There are so many things to be said for moving schools, grades, districts, and even states.  I feel I'm more open to the varieties in education.  I now see the validity in NOT having a federal standard on what children should be taught.  Here in Washington, a lot of nautical classes are offered in high school.  In Oklahoma, you can take Cherokee has a second language.  There is a reason for having regional classes.  It doesn't make sense to learn a lot of nautical things in a land locked state, and, conversely, nobody speaks Cherokee in Washington.

Even in elementary, I found it important to teach to the students of my area things that had meaning to them.  Last year, I was teaching about Native Americans, and there was actually a unit about the Five Civilized Tribes (who were brutally driven into Oklahoma).  Though, this is a necessary lesson, second grade seemed like the wrong year to teach it here in Washington.  The students' background knowledge of states is limited and so this had little to do with them.  In Oklahoma, second grade may be the perfect year to teach it, but those kids don't have to have as much understanding of geography because they have the background knowledge of where the Five Civilized Tribes landed.

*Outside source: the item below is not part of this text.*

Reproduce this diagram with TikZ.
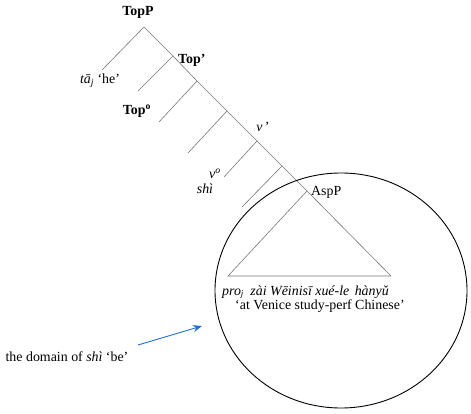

On the other hand, I discovered some awesome ways that my new school teaches math.  The idea is to make sure that students have a very grounded understanding of number sense and value.  Students don't appear to get as far in how big the numbers are that they are working with, but they are able to explain their reasoning for what operations they are doing.  Students also have an amazing understanding of story problems, which is a very difficult concept for young students.

Overall, what I've discovered through this process is that teaching looks different in different settings, and there is a lot to be said for teaching in different areas, diverse groups, and other settings.